Thursday, 10 November 2016

10 November 2016

Greetings from Urbana Illinois, USA. - Feast of St. Leo the Great
     I had a good flight from Mombasa and reached our family home at 5pm last night local time (4am on 10th Nov EAT in Kenya).  My brother, two sisters and my mother were all here and we had supper together with some food brought to us by a friend from church.  There is a lot of food in our house from so many good friends and we are very grateful.  When my brother comes from Washington DC with his family on Friday our family will be all together again.
     It is now 3am (Noon EAT)  10th November and I have awoken in jet lag. It is a good time to reconnect and let everyone know I have arrived safely.  Today we will meet with the priest who will concelebrate at the funeral, Fr. Remm.  He has retired officially but knew Dad for over 30 years as well as the family and has been a wonderful pastor through thick and thin.  The funeral will be at 11 am on Saturday, with condolences in the church beginning at 10am.  My father was cremated and his remains will be interred at the Catholic church cemetery in Kentland Indiana with his parents, siblings and other family members from the homestead and farm.
     On the way home I followed the election of the President as best I could.  When we landed in Heathrow the Belgian man next to me opened his phone and saw that Trump had won Florida and Ohio.  That was when I knew he would be the next president.  Once I got through all the security checks and arrived at the final gate I sat down in front of a TV with other Americans watching the news.  Trump had only 5 more electoral votes to win.  The man to my right was from Georgia, white and in his forties.  He was announcing his happiness saying, "That bitch would have killed my son." (I later learned that his son was in the military and took a bullet to his neck and complained that the military didn't have what they needed to do 'the job'.) I just listened.  He went on to say that Hilary is a criminal and should be locked up.  I said we have a good judicial system and they can take her to court.
     He owns 11 guns and has 6000 rounds of ammunition. His wife carries a concealed gun.  He was angry that Obama only visited Georgia for one day in 8 years, saying that Obama didn't think that Georgia was good enough to give them more time.  I agreed with him that Obama should have found more time to spend in that state.  He spent more time in Kenya than one day in eight years.  The man on my left was of Pakistani origin who lives in Wisconsin who voted for Trump as well.  He was not saying much.
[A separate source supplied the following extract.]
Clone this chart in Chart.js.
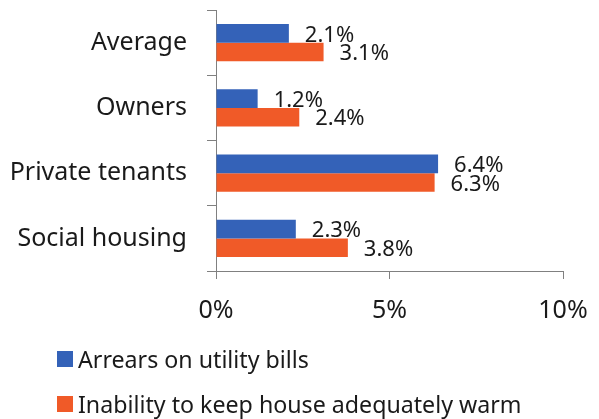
<!DOCTYPE html>
<html>
<head>
<meta charset="utf-8">
<script src="https://cdn.jsdelivr.net/npm/chart.js@4"></script>
<style>
  html, body { margin: 0; padding: 0; background: #fff; }
  #wrap { position: relative; width: 599px; height: 419px; }
  #legend { position: absolute; left: 57px; top: 0; font: 23.2px "Noto Sans", sans-serif; color: #1a1a1a; }
  .item { position: absolute; left: 0; display: flex; align-items: center; white-space: nowrap; height: 30px; }
  .box { width: 16px; height: 16px; margin-right: 5px; }
</style>
</head>
<body>
<div id="wrap">
  <canvas id="chart" width="599" height="419"></canvas>
  <div id="legend"></div>
</div>
<script>
// ---- data ----
const categories = ["Average", "Owners", "Private tenants", "Social housing"];
const arrears = [2.1, 1.2, 6.4, 2.3];
const coldHome = [3.1, 2.4, 6.3, 3.8];
const seriesNames = ["Arrears on utility bills", "Inability to keep house adequately warm"];
const seriesColors = ["#3462B8", "#F05A28"];
const xTicks = [0, 5, 10];

const FONT = '"Noto Sans", sans-serif';
const AXIS_COLOR = "#808080";

// value labels drawn just past the end of each bar
const barLabels = {
  id: "barLabels",
  afterDatasetsDraw(chart) {
    const ctx = chart.ctx;
    ctx.save();
    ctx.font = "22px " + FONT;
    ctx.fillStyle = "#1a1a1a";
    ctx.textAlign = "left";
    ctx.textBaseline = "middle";
    chart.data.datasets.forEach((ds, i) => {
      chart.getDatasetMeta(i).data.forEach((bar, j) => {
        ctx.fillText(ds.data[j].toFixed(1) + "%", bar.x + 16, bar.y + 2);
      });
    });
    ctx.restore();
  }
};

const chart = new Chart(document.getElementById("chart"), {
  type: "bar",
  data: {
    labels: categories,
    datasets: [arrears, coldHome].map((vals, i) => ({
      label: seriesNames[i],
      data: vals,
      backgroundColor: seriesColors[i],
      borderWidth: 0,
      barPercentage: 1,
      categoryPercentage: 0.57,
    })),
  },
  options: {
    responsive: false,
    animation: false,
    indexAxis: "y",
    layout: { padding: { top: 10, right: 36, left: 0, bottom: 88 } },
    plugins: {
      legend: { display: false },
      tooltip: { enabled: false },
    },
    scales: {
      x: {
        min: 0,
        max: 10,
        afterBuildTicks: (scale) => { scale.ticks = xTicks.map(v => ({ value: v })); },
        afterFit: (scale) => {
          scale.height = 60;
          scale.paddingLeft = 0;
          scale.paddingRight = 0;
        },
        ticks: {
          color: "#1a1a1a",
          font: { family: FONT, size: 25 },
          padding: 17,
          maxRotation: 0,
          callback: (v) => v + "%",
        },
        grid: { drawOnChartArea: false, drawTicks: true, tickLength: 8, color: AXIS_COLOR },
        border: { color: AXIS_COLOR },
      },
      y: {
        afterFit: (scale) => {
          scale.width = 216;
          scale.paddingTop = 0;
          scale.paddingBottom = 0;
        },
        ticks: {
          color: "#1a1a1a",
          font: { family: FONT, size: 25 },
          padding: 20,
        },
        grid: { offset: true, drawOnChartArea: false, drawTicks: true, tickLength: 9, color: AXIS_COLOR },
        border: { color: AXIS_COLOR },
      },
    },
  },
  plugins: [barLabels],
});

// legend, stacked and left aligned under the plot
const legend = document.getElementById("legend");
const legendCenters = [359, 404];
seriesNames.forEach((name, i) => {
  const item = document.createElement("div");
  item.className = "item";
  item.style.top = (legendCenters[i] - 15) + "px";
  item.innerHTML = '<span class="box" style="background:' + seriesColors[i] + '"></span><span>' + name + "</span>";
  legend.appendChild(item);
});
</script>
</body>
</html>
     As we sat, the other five electoral votes came in and it was announce that Trump had won.  Clinton called him to concede.  I reminded them that Trump had said the elections were rigged but neither made any comments.  At this point I had only listened and hadn't given my view but was becoming emotional, in part because of the sadness of my father's death.  I told them how hurt I felt when Trump used vulgar language about women and called it "locker room banter".  I asked them if they, and my brothers, brothers in law, nephews and other men in the US talk so disrespectfully about women when they are in the locker room.  The Pakistani man looked at me and said he was sorry.  The man from Georgia said that he was brought up in the Bible belt and was taught that even if you think those things you don't say them out loud.   I turned to him and said, "I will respect Trump as our president.  We have to live together in this country and we have to talk to one another.  I have listened to you and I hope that one day you will listen to me.  He continued to explain all of the hate and anger that he felt and I could see that he could not see my pain and was not ready to listen to me. I would say that all of us are hurting in some way and we have a lot of work to do to acknowledge our feelings and then be able listen to others and start talking about it.
     For you in the US who fear deportation and for you abroad who are wondering what will happen I say, "Be not afraid".  Those were the words of advice from our Kenyan Archbishop in his condolences to me.  They didn't help with my father's death because our family is at peace and grateful that Dad is with God and no longer suffering. But I remembered them when I was feeling very sad and depressed after these conversations.  We, as Americans, have to learn and grow from our challenges and disappointments.  It will cause suffering, and innocent suffering, especially for people far removed from our country.  Innocent suffering was what I saw every day in South Sudan and I still see it in Kenya. I hope to be one of the people in this world who will listen more and try to reconcile our differences peacefully.
     For the next several days I will be away from the computer and with my family.  Our whole family feels the love, support and prayers that join you together with us and we are grateful.  And for our father, Thomas, may he rest in eternal peace knowing now, full well, the depth of God's love for him.